Thursday, 23 August 2007

Overstating Love

As part of a course we’re doing here at Moore, Peter and I have been reading through a series of classic works on the atonement. This past week was the other great John (Calvin, not Owen), and his three chapters on Christ’s work in book two of the Institutes. One thing which struck me again as I read it was his comment that God ‘loved us even when he hated us’. His grace precedes his wrath. His love for us - his love for me - triumphed over all.

Some time ago we were looking at T. F. Torrance’s The Christian Doctrine of God, in which he says (more than once!): ‘He [God] loved us more than he loved himself.’ The problem I had at that time with what Torrance says is that he seemed to overstate it.
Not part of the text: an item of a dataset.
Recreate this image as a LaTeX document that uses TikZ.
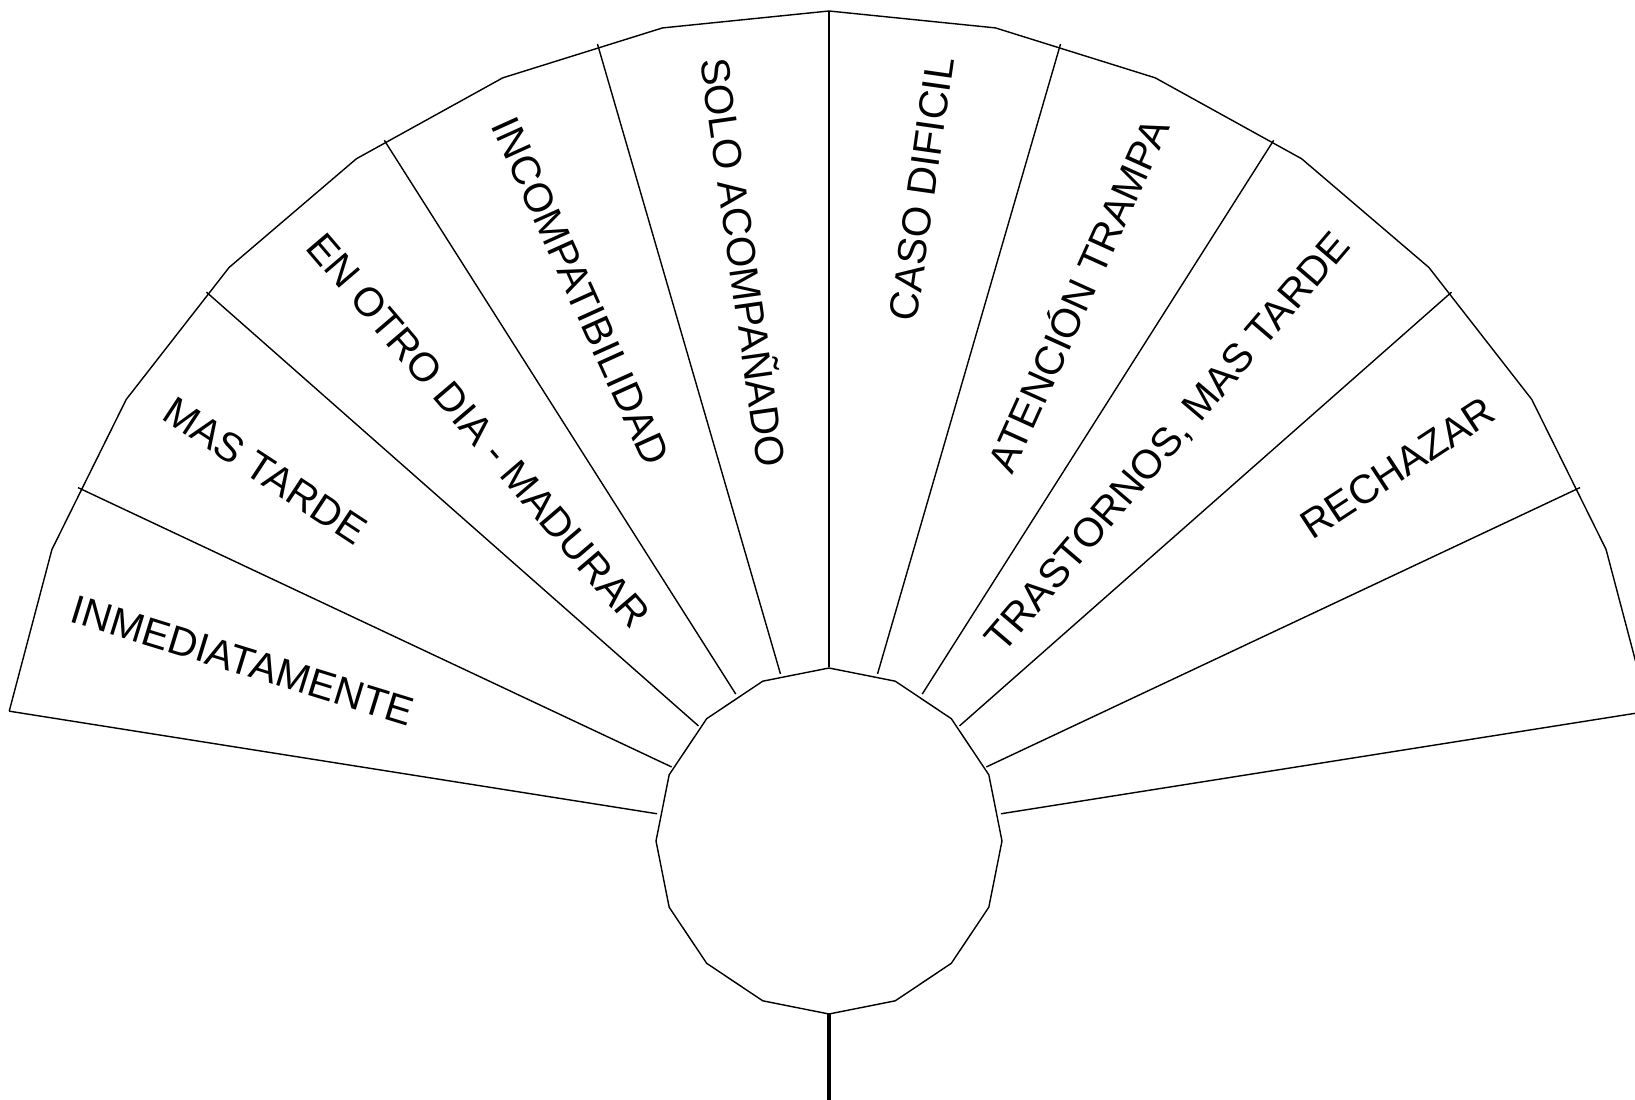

How can the perfect God who is complete in himself and needs nothing love externally more than he loves internally? To say that is surely to go too far? Torrance overstates God’s love, doesn’t he?

But that is exactly the point. How can you overstate love that overcomes, that overrules, that overwhelms that which is loved? How can you overstate love that meant that the one who loves, who is love, gives of himself for the unlovely – indeed he becomes unlovely for the unlovely. How can you overstate love that is unoverstatable?

This is love: not that we loved God, but that he loved us and sent his Son as an atoning sacrifice for our sins.